BI: Tahun Depan Ekonomi Global Melemah, Ekonomi Indonesia Makin Baik
Rapat Dewan Gubernur Bank Indonesia (RDG BI), 16-17 Desember 2025, yang hasilnya disampaikan Rabu (17/12/2025), menyatakan, perekonomian global jangka pendek membaik namun dengan ketidakpastian yang perlu terus diwaspadai.
Pertumbuhan ekonomi dunia 2025 diprakirakan menjadi sekitar 3,2 persen, dipengaruhi oleh kenaikan ekonomi Jepang dan India yang didukung konsumsi rumah tangga dan kebijakan stimulus fiskal.
Prospek ekonomi kawasan Eropa tetap baik, ditopang konsumsi rumah tangga, investasi, dan kondisi ketenagakerjaan.
Sementara ekonomi AS pada 2025 masih melambat dipengaruhi dampak temporary government shutdown dan pelemahan pasar tenaga kerja. Prospek ekonomi Tiongkok juga terus melambat dipengaruhi permintaan domestik yang tetap lemah.
Tahun depan, pertumbuhan ekonomi dunia diprakirakan melemah menjadi 3 persen, dipengaruhi dampak lanjutan tarif resiprokal AS dan kerentanan rantai pasok global.
Di pasar keuangan global, Fed Funds Rate (FFR) turun 25 bps pada Desember 2025 dengan kecenderungan penurunan yang lebih terbatas ke depan.
Tingkat imbal hasil (yield) US Treasury tenor 2 tahun cenderung naik. Sementara yield US Treasury tenor 10 tahun tetap tinggi, sejalan dengan tingginya tingkat utang pemerintah AS.
Perkembangan ini menyebabkan indeks mata uang AS (DXY) masih tinggi, dan aliran masuk modal asing ke emerging market (EM) tetap terbatas.
“Ke depan, ketidakpastian perekonomian global diprakirakan tetap tinggi, dengan prospek pertumbuhan masih lemah. Kondisi ini memerlukan kewaspadaan dan penguatan respons kebijakan, untuk memperkuat daya tahan ekonomi domestik dari rambatan global serta mendorong pertumbuhan yang lebih tinggi,” tulis hasil RDG BI.

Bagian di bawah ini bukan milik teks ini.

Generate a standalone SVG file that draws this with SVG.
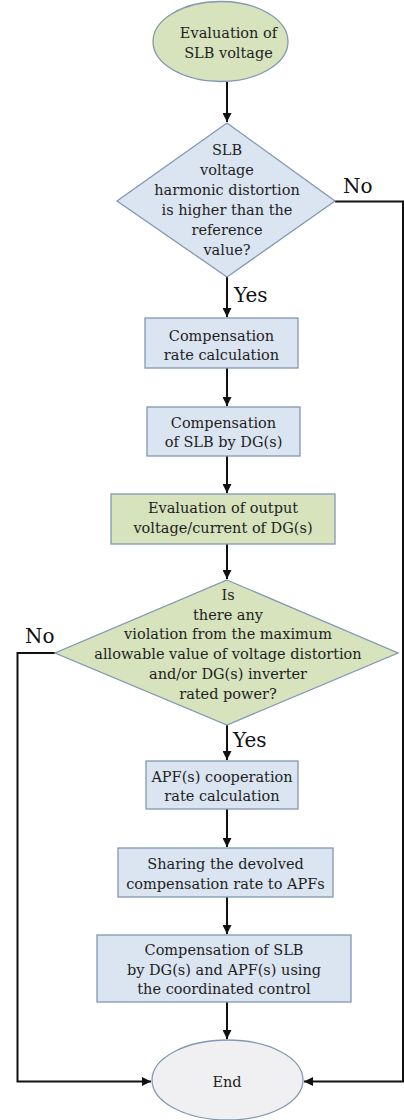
<svg xmlns="http://www.w3.org/2000/svg" width="404" height="1120" viewBox="0 0 404 1120">
<defs>
<marker id="arr" viewBox="0 0 10 10" refX="10" refY="5" markerWidth="4.5" markerHeight="4.5" markerUnits="strokeWidth" orient="auto">
<path d="M0,0 L10,5 L0,10 z" fill="#111"/>
</marker>
<style>
.t{font-family:"DejaVu Serif","Liberation Serif",serif;font-size:14.5px;fill:#1e1e1e;text-anchor:middle}
.lbl{font-family:"DejaVu Serif","Liberation Serif",serif;font-size:20px;fill:#111}
.blue{fill:#dbe5f1;stroke:#8497b0;stroke-width:1.3}
.green{fill:#d7e3bd;stroke:#8497b0;stroke-width:1.3}
.grey{fill:#f0f0f2;stroke:#8497b0;stroke-width:1.3}
.c{fill:none;stroke:#111;stroke-width:2}
</style>
</defs>
<rect width="404" height="1120" fill="#ffffff"/>

<g id="connectors">
<path class="c" d="M227,82 V122" marker-end="url(#arr)"/>
<path class="c" d="M227,277 V317" marker-end="url(#arr)"/>
<path class="c" d="M227,368 V406" marker-end="url(#arr)"/>
<path class="c" d="M227,456 V493" marker-end="url(#arr)"/>
<path class="c" d="M227,544 V579" marker-end="url(#arr)"/>
<path class="c" d="M227,725 V760" marker-end="url(#arr)"/>
<path class="c" d="M227,809 V847" marker-end="url(#arr)"/>
<path class="c" d="M227,897 V934" marker-end="url(#arr)"/>
<path class="c" d="M227,1002 V1039" marker-end="url(#arr)"/>
<path class="c" d="M335,201.5 H403 V1081.5 H304" marker-end="url(#arr)"/>
<path class="c" d="M55,653 H17.5 V1081.5 H151" marker-end="url(#arr)"/>
<text class="lbl" x="343" y="193">No</text>
<text class="lbl" x="25" y="643">No</text>
<text class="lbl" x="234" y="302">Yes</text>
<text class="lbl" x="233" y="747">Yes</text>
</g>

<g id="start">
<ellipse class="green" cx="220.5" cy="41.5" rx="67.5" ry="40"/>
<text class="t" x="228.5" y="38">Evaluation of</text>
<text class="t" x="228.5" y="58">SLB voltage</text>
</g>

<g id="decision1">
<polygon class="blue" points="227,123 335,201 227,277 117,201"/>
<text class="t" x="227" y="155">SLB</text>
<text class="t" x="227" y="175">voltage</text>
<text class="t" x="227" y="195">harmonic distortion</text>
<text class="t" x="227" y="215">is higher than the</text>
<text class="t" x="227" y="235">reference</text>
<text class="t" x="227" y="255">value?</text>
</g>

<g id="box1">
<rect class="blue" x="145" y="318" width="153" height="50"/>
<text class="t" x="221.5" y="341">Compensation</text>
<text class="t" x="221.5" y="360">rate calculation</text>
</g>

<g id="box2">
<rect class="blue" x="147" y="407" width="153" height="49"/>
<text class="t" x="223.5" y="428">Compensation</text>
<text class="t" x="223.5" y="447">of SLB by DG(s)</text>
</g>

<g id="box3">
<rect class="green" x="111" y="494" width="224" height="50"/>
<text class="t" x="223" y="513">Evaluation of output</text>
<text class="t" x="223" y="533">voltage/current of DG(s)</text>
</g>

<g id="decision2">
<polygon class="green" points="227,580 398,653 227,725 55,653"/>
<text class="t" x="228" y="600">Is</text>
<text class="t" x="228" y="620">there any</text>
<text class="t" x="228" y="639">violation from the maximum</text>
<text class="t" x="228" y="659">allowable value of voltage distortion</text>
<text class="t" x="228" y="679">and/or DG(s) inverter</text>
<text class="t" x="228" y="699">rated power?</text>
</g>

<g id="box4">
<rect class="blue" x="146" y="761" width="152" height="48"/>
<text class="t" x="222" y="782">APF(s) cooperation</text>
<text class="t" x="222" y="801">rate calculation</text>
</g>

<g id="box5">
<rect class="blue" x="118" y="848" width="215" height="49"/>
<text class="t" x="225.5" y="869">Sharing the devolved</text>
<text class="t" x="225.5" y="889">compensation rate to APFs</text>
</g>

<g id="box6">
<rect class="blue" x="97" y="935" width="254" height="67"/>
<text class="t" x="224" y="955">Compensation of SLB</text>
<text class="t" x="224" y="975">by DG(s) and APF(s) using</text>
<text class="t" x="224" y="994">the coordinated control</text>
</g>

<g id="end">
<ellipse class="grey" cx="227.5" cy="1080" rx="75.5" ry="40"/>
<text class="t" x="227" y="1087">End</text>
</g>
</svg>
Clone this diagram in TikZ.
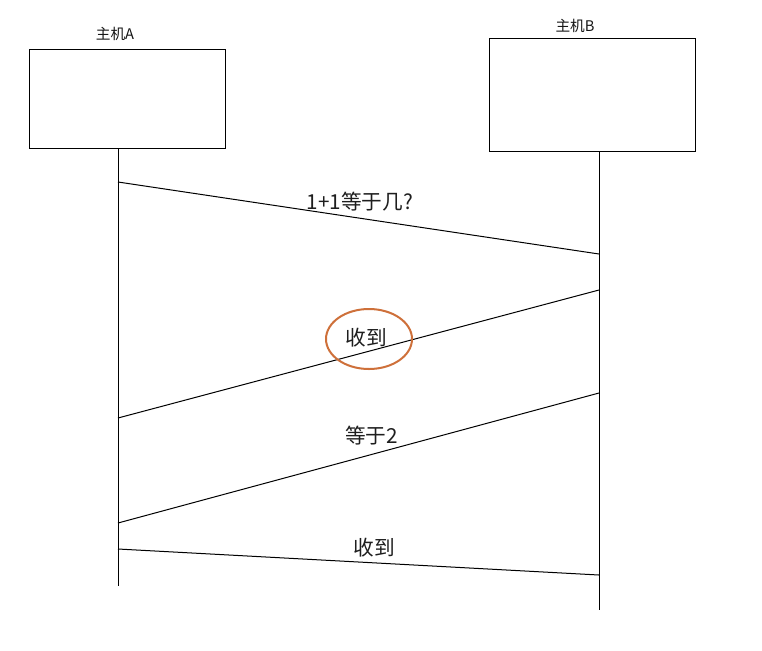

Baca juga: BI Naikkan Kisaran Pertumbuhan Ekonomi 2025 Jadi 4,7-5,5 Persen
Sementara pertumbuhan ekonomi Indonesia dinilai BI membaik, namun perlu terus didorong menjadi lebih tinggi lagi sesuai kapasitasnya.
Konsumsi rumah tangga triwulan IV 2025 membaik, didukung belanja sosial pemerintah, serta peningkatan keyakinan rumah tangga terhadap kondisi penghasilan dan ketersediaan lapangan kerja. Perkembangan itu mendorong meningkatnya penjualan eceran pada berbagai kelompok barang.
Investasi, khususnya nonbangunan, juga membaik dipengaruhi oleh meningkatnya keyakinan pelaku usaha. Tercermin pada pola ekspansi Purchasing Managers’ Index (PMI) manufaktur. “Namun, permintaan domestik tersebut perlu makin diperkuat untuk mendorong pertumbuhan ekonomi,” tulis RDG BI.
Apalagi, kinerja ekspor diprakirakan melambat seiring berakhirnya frontloading ekspor (buru-buru melakukan ekspor sebelum tarif resiprokal diterapkan) ke AS, serta menurunnya ekspor besi baja ke Tiongkok dan minyak kelapa sawit (CPO) ke India.
Secara sektoral, BI menilai lapangan usaha utama, yakni industri pengolahan, perdagangan besar dan eceran, transportasi dan pergudangan, serta penyediaan akomodasi dan makan minum, menunjukkan kinerja positif.
“Secara keseluruhan, pertumbuhan ekonomi RI 2025 diprakirakan berada di kisaran 4,7–5,5 persen dan meningkat menjadi 4,9–5,7 persen pada 2026,” tulis hasil RDG BI tersebut.
Baca juga: Ini 8 Sektor Prioritas untuk Dongkrak Ekonomi 2026, Tidak ada Sektor Perumahan
Ke depan, berbagai upaya perlu terus ditempuh untuk mendorong pertumbuhan ekonomi yang lebih tinggi, dengan tetap menjaga stabilitas.
Dalam kaitan ini, BI terus memperkuat bauran kebijakan melalui penguatan bauran kebijakan moneter, makroprudensial, dan sistem pembayaran, yang bersinergi erat dengan kebijakan stimulus fiskal dan sektor riil pemerintah, untuk mendorong pertumbuhan yang lebih tinggi dan berdaya tahan.